Problem to work on ::
Reproduce exactly the lines starting at the line that contains "Reproduce this chart" and ending at the line that contains "import * as d3 from 'd3';". Omit pictures.

[Entries with chart source code]
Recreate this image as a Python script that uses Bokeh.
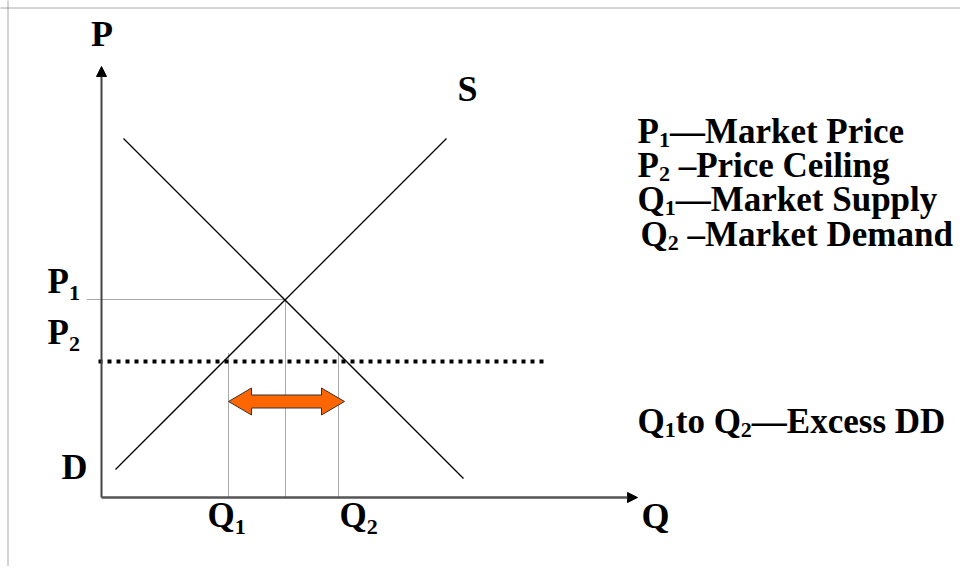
from bokeh.plotting import figure
from bokeh.models import Range1d, Span, Arrow, NormalHead, ColumnDataSource
from bokeh.core.properties import value
from bokeh.embed import file_html
from bokeh.resources import INLINE

# ---------------- data (Q, P units) ----------------
q_axis_max = 53.6
p_axis_max = 43.1
supply_q = [1.4, 34.5]
supply_p = [2.8, 35.9]
demand_q = [2.2, 36.2]
demand_p = [35.9, 1.9]
q_star = 18.4          # market equilibrium quantity
p_star = 19.8          # P1 market price
p_ceiling = 13.6       # P2 price ceiling
q1 = 12.7              # market supply at ceiling
q2 = 23.7              # market demand at ceiling
ceiling_q = [-0.3, 44.7]
q_guide_top = 14.4
p1_guide_start = -1.4
arrow_q = [12.7, 24.3]
arrow_p = 9.6

# label texts (odd segments are subscripts)
axis_labels = ["P", "S", "Q", "D"]
axis_label_x = [0.05, 36.6, 54.0, -4.0]
axis_label_y = [46.4, 40.9, -1.8, 3.1]
axis_label_align = ["center", "center", "left", "left"]

tick_labels = [["P", "1"], ["P", "2"], ["Q", "1"], ["Q", "2"]]
tick_label_x = [-5.4, -5.4, 10.6, 23.8]
tick_label_y = [21.6, 16.5, -1.8, -1.8]

legend_texts = [["P", "1", "—Market Price"],
                ["P", "2", "\u00a0–Price Ceiling"],
                ["Q", "1", "—Market Supply"],
                ["Q", "2", "\u00a0–Market Demand"],
                ["Q", "1", "to Q", "2", "—Excess DD"]]
legend_x = [53.6, 53.6, 53.6, 53.9, 53.6]
legend_y = [36.6, 33.2, 29.8, 26.3, 7.6]

# ---------------- figure ----------------
p = figure(width=960, height=566, output_backend="svg", toolbar_location=None,
           x_range=Range1d(-10.1, 85.9), y_range=Range1d(-6.9, 49.7),
           x_axis_type=None, y_axis_type=None, min_border=0)
p.grid.visible = False
p.outline_line_color = None
p.background_fill_color = "white"
p.border_fill_color = "white"

# dotted border (left and top)
p.add_layout(Span(location=-9.35, dimension="height", line_color="#555",
                  line_dash="1 1", line_width=1))
p.add_layout(Span(location=48.95, dimension="width", line_color="#555",
                  line_dash="1 1", line_width=1))

# axes with arrowheads
p.add_layout(Arrow(end=NormalHead(size=10, fill_color="black", line_color="black"),
                   x_start=0, y_start=0, x_end=0, y_end=p_axis_max,
                   line_color="#444", line_width=2))
p.add_layout(Arrow(end=NormalHead(size=10, fill_color="black", line_color="black"),
                   x_start=0, y_start=0, x_end=q_axis_max, y_end=0,
                   line_color="#555", line_width=2.5))

# thin dotted guides
guide = dict(line_color="#555", line_width=1, line_dash="1 1")
p.line([p1_guide_start, q_star], [p_star, p_star], **guide)
p.line([q_star, q_star], [p_star, 0], **guide)
p.line([q1, q1], [q_guide_top, 0], **guide)
p.line([q2, q2], [q_guide_top, 0], **guide)

# supply and demand
p.line(supply_q, supply_p, line_color="black", line_width=1.3)
p.line(demand_q, demand_p, line_color="black", line_width=1.3)

# price ceiling
p.line(ceiling_q, [p_ceiling, p_ceiling], line_color="black", line_width=4,
       line_dash="4 5", line_cap="butt")

# double-headed block arrow (excess demand)
hl, sh, hh = 2.3, 0.65, 1.35
a0, a1 = arrow_q
ay = arrow_p
xs = [a0, a0 + hl, a0 + hl, a1 - hl, a1 - hl, a1, a1 - hl, a1 - hl, a0 + hl, a0 + hl]
ys = [ay, ay + hh, ay + sh, ay + sh, ay + hh, ay, ay - hh, ay - sh, ay - sh, ay - hh]
p.patch(xs, ys, fill_color="#FF6600", line_color="#333333", line_width=1)

# ---------------- text ----------------
FONT = value("Liberation Serif")
CHAR_W = {"P": 0.611, "Q": 0.778, "t": 0.333, "o": 0.5, " ": 0.25, "1": 0.5, "2": 0.5}


def seg_width(s, size):
    return sum(CHAR_W.get(c, 0.5) for c in s) * size


def add_rich(labels, xs_, ys_, base_size, sub_size, sub_drop):
    norm = dict(x=[], y=[], text=[], xo=[])
    sub = dict(x=[], y=[], text=[], xo=[])
    for segs, x, y in zip(labels, xs_, ys_):
        off = 0.0
        for i, s in enumerate(segs):
            d = sub if i % 2 else norm
            size = sub_size if i % 2 else base_size
            d["x"].append(x)
            d["y"].append(y)
            d["text"].append(s)
            d["xo"].append(off)
            off += seg_width(s, size)
    p.text(x="x", y="y", text="text", x_offset="xo", source=ColumnDataSource(norm),
           text_font=FONT, text_font_style="bold", text_font_size=f"{base_size}px",
           text_color="black", text_align="left", text_baseline="alphabetic")
    p.text(x="x", y="y", text="text", x_offset="xo", y_offset=sub_drop,
           source=ColumnDataSource(sub),
           text_font=FONT, text_font_style="bold", text_font_size=f"{sub_size}px",
           text_color="black", text_align="left", text_baseline="alphabetic")


p.text(x="x", y="y", text="t", text_align="a",
       source=ColumnDataSource(dict(x=axis_label_x, y=axis_label_y, t=axis_labels,
                                    a=axis_label_align)),
       text_font=FONT, text_font_style="bold", text_font_size="36px",
       text_color="black", text_baseline="alphabetic")

add_rich(tick_labels, tick_label_x, tick_label_y, 35, 22, 11)
add_rich(legend_texts, legend_x, legend_y, 35, 22, 8)

open("out.html", "w").write(file_html(p, INLINE))
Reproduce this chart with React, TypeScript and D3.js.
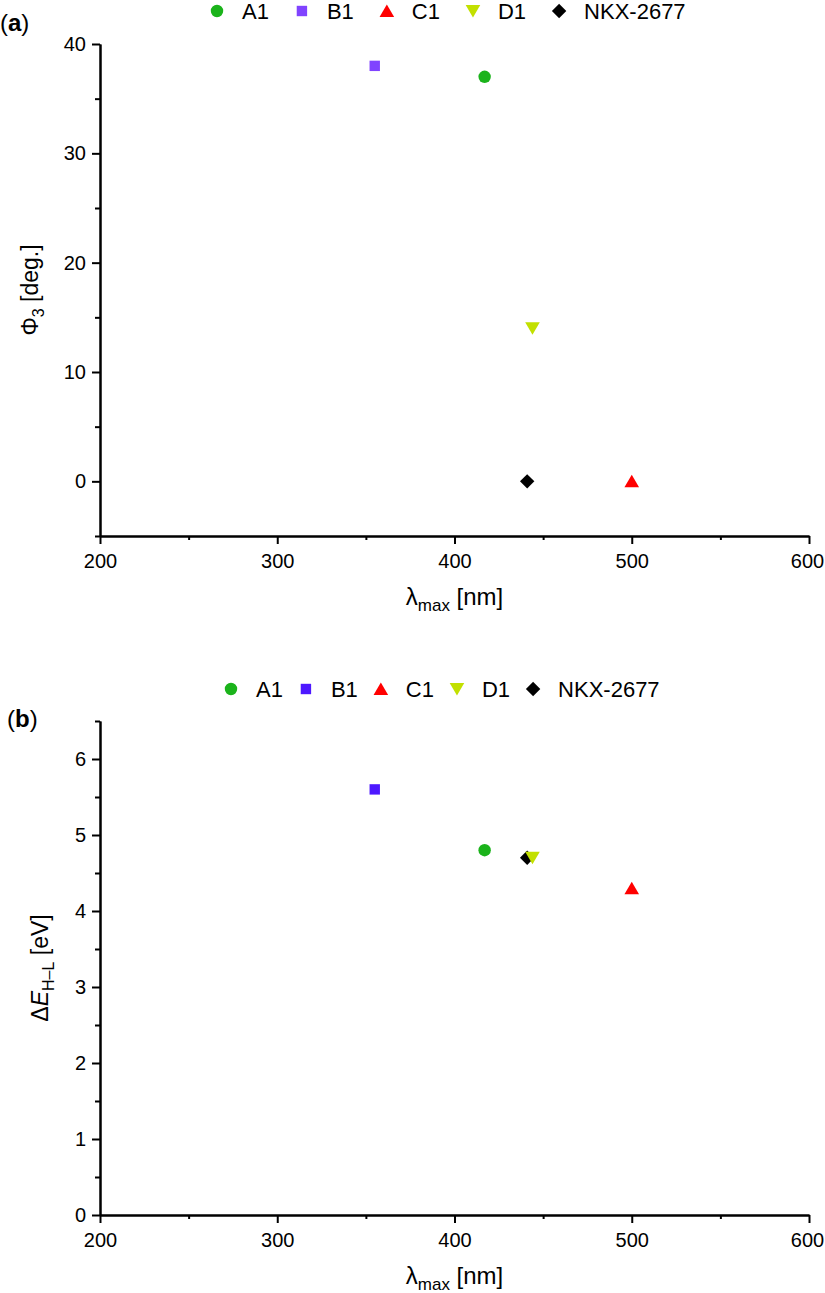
import { useEffect, useRef } from 'react';
import * as d3 from 'd3';

// compounds and their measured / computed properties
const compounds = ['A1', 'B1', 'C1', 'D1', 'NKX-2677'];
const lambdaMax = [417, 355, 500, 444, 441];
const phi3 = [37, 38, 0, 14, 0];
const gapHL = [4.8, 5.6, 4.3, 4.7, 4.7];
const shapes = ['circle', 'square', 'triangle', 'triangleDown', 'diamond'];
const colorsA = ['#1bb31b', '#8043ff', '#ff0000', '#c2e000', '#000000'];
const colorsB = ['#1bb31b', '#4d18ff', '#ff0000', '#c2e000', '#000000'];
// NKX is drawn before D1 so the triangle sits on top
const drawOrder = [0, 1, 2, 4, 3];

const xMajor = [200, 300, 400, 500, 600];
const xMinor = [250, 350, 450, 550];
const yMajorA = [0, 10, 20, 30, 40];
const yMinorA = [-5, 5, 15, 25, 35];
const yMajorB = [0, 1, 2, 3, 4, 5, 6];
const yMinorB = [0.5, 1.5, 2.5, 3.5, 4.5, 5.5, 6.5];

const FONT = '"Liberation Sans", Arial, Helvetica, sans-serif';

function markerPath(shape: string, cx: number, cy: number): string {
  switch (shape) {
    case 'circle': {
      const r = 6.2;
      return `M${cx - r},${cy}a${r},${r} 0 1,0 ${2 * r},0a${r},${r} 0 1,0 ${-2 * r},0Z`;
    }
    case 'square': {
      const h = 5.2;
      return `M${cx - h},${cy - h}h${2 * h}v${2 * h}h${-2 * h}Z`;
    }
    case 'triangle':
      return `M${cx},${cy - 6.5}L${cx + 7.3},${cy + 6}L${cx - 7.3},${cy + 6}Z`;
    case 'triangleDown':
      return `M${cx},${cy + 6.5}L${cx + 7.3},${cy - 6}L${cx - 7.3},${cy - 6}Z`;
    default: {
      const d = 7.2;
      return `M${cx},${cy - d}L${cx + d},${cy}L${cx},${cy + d}L${cx - d},${cy}Z`;
    }
  }
}

const App: React.FC = () => {
  const svgRef = useRef<SVGSVGElement>(null);

  useEffect(() => {
    if (!svgRef.current) return;
    const svg = d3.select(svgRef.current);
    svg.selectAll('*').remove();

    const x = d3.scaleLinear().domain([200, 600]).range([100, 809]);

    const styleAxis = (g: any) => {
      g.select('.domain').attr('stroke', '#000').attr('stroke-width', 2);
      g.selectAll('.tick line').attr('stroke', '#000').attr('stroke-width', 2);
      g.selectAll('.tick text')
        .attr('fill', '#000')
        .style('font-family', FONT)
        .style('font-size', '20px');
    };

    function panel(opts: {
      values: number[];
      yDomain: [number, number];
      yRange: [number, number];
      yMajor: number[];
      yMinor: number[];
      colors: string[];
      legendY: number;
      legendStart: number;
      legendGap: number;
      tag: string;
      tagX: number;
      tagY: number;
      yTitle: (t: any) => void;
      yTitleX: number;
    }) {
      const y = d3.scaleLinear().domain(opts.yDomain).range(opts.yRange);
      const bottom = opts.yRange[0];
      const top = opts.yRange[1];
      const g = svg.append('g');

      // minor ticks first, then major axes on top
      g.append('g')
        .attr('transform', `translate(0,${bottom})`)
        .call(d3.axisBottom(x).tickValues(xMinor).tickSize(4).tickSizeOuter(0).tickFormat(() => ''))
        .call(styleAxis);
      g.append('g')
        .attr('transform', `translate(100,0)`)
        .call(d3.axisLeft(y).tickValues(opts.yMinor).tickSize(5).tickSizeOuter(0).tickFormat(() => ''))
        .call(styleAxis);
      const xa = g.append('g')
        .attr('transform', `translate(0,${bottom})`)
        .call(d3.axisBottom(x).tickValues(xMajor).tickSize(8).tickPadding(10).tickSizeOuter(0).tickFormat(d3.format('d')))
        .call(styleAxis);
      // keep the last label inside the page edge
      xa.selectAll('.tick text').filter((d: any) => d === 600).attr('dx', -2);
      g.append('g')
        .attr('transform', `translate(100,0)`)
        .call(d3.axisLeft(y).tickValues(opts.yMajor).tickSize(8).tickPadding(6).tickSizeOuter(0).tickFormat(d3.format('d')))
        .call(styleAxis);

      // points
      g.append('g')
        .selectAll('path')
        .data(drawOrder)
        .join('path')
        .attr('d', (i) => markerPath(shapes[i], x(lambdaMax[i]), y(opts.values[i])))
        .attr('fill', (i) => opts.colors[i]);

      // legend laid out left to right
      const leg = g.append('g').style('font-family', FONT).style('font-size', '22px');
      let cx = opts.legendStart;
      compounds.forEach((name, i) => {
        leg.append('path').attr('d', markerPath(shapes[i], cx, opts.legendY)).attr('fill', opts.colors[i]);
        const t = leg.append('text')
          .attr('x', cx + 25)
          .attr('y', opts.legendY + 7.5)
          .attr('fill', '#000')
          .text(name);
        const w = (t.node() as SVGTextElement).getComputedTextLength();
        cx = cx + 25 + w + opts.legendGap;
      });

      // panel tag
      const tag = g.append('text')
        .attr('x', opts.tagX)
        .attr('y', opts.tagY)
        .style('font-family', FONT)
        .style('font-size', '24px')
        .attr('fill', '#000');
      tag.append('tspan').text('(');
      tag.append('tspan').attr('font-weight', 'bold').text(opts.tag);
      tag.append('tspan').text(')');

      // x title
      const xt = g.append('text')
        .attr('x', (100 + 809) / 2)
        .attr('y', bottom + 69)
        .attr('text-anchor', 'middle')
        .style('font-family', FONT)
        .style('font-size', '24px')
        .attr('fill', '#000');
      xt.append('tspan').text('λ');
      xt.append('tspan').attr('dy', 6).style('font-size', '17px').text('max');
      xt.append('tspan').attr('dy', -6).text(' [nm]');

      // y title
      const yt = g.append('text')
        .attr('transform', `translate(${opts.yTitleX},${(top + bottom) / 2}) rotate(-90)`)
        .attr('text-anchor', 'middle')
        .style('font-family', FONT)
        .style('font-size', '23px')
        .attr('fill', '#000');
      opts.yTitle(yt);
    }

    panel({
      values: phi3,
      yDomain: [-5, 40],
      yRange: [536, 44],
      yMajor: yMajorA,
      yMinor: yMinorA,
      colors: colorsA,
      legendY: 11,
      legendStart: 217,
      legendGap: 33,
      tag: 'a',
      tagX: 0,
      tagY: 31,
      yTitleX: 38,
      yTitle: (t) => {
        t.append('tspan').text('Φ');
        t.append('tspan').attr('dy', 6).style('font-size', '16px').text('3');
        t.append('tspan').attr('dy', -6).text(' [deg.]');
      },
    });

    panel({
      values: gapHL,
      yDomain: [0, 6.5],
      yRange: [1215, 721],
      yMajor: yMajorB,
      yMinor: yMinorB,
      colors: colorsB,
      legendY: 689,
      legendStart: 231,
      legendGap: 23,
      tag: 'b',
      tagX: 7,
      tagY: 727,
      yTitleX: 48,
      yTitle: (t) => {
        t.append('tspan').text('Δ');
        t.append('tspan').attr('font-style', 'italic').text('E');
        t.append('tspan').attr('dy', 6).style('font-size', '16px').text('H–L');
        t.append('tspan').attr('dy', -6).text(' [eV]');
      },
    });
  }, []);

  return (
    <div style={{ position: 'absolute', left: 0, top: 0 }}>
      <svg ref={svgRef} width={825} height={1293} style={{ display: 'block', background: '#fff' }}></svg>
    </div>
  );
};

export default App;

Task solution ::
Reproduce this chart with React, TypeScript and D3.js.
import { useEffect, useRef } from 'react';
import * as d3 from 'd3';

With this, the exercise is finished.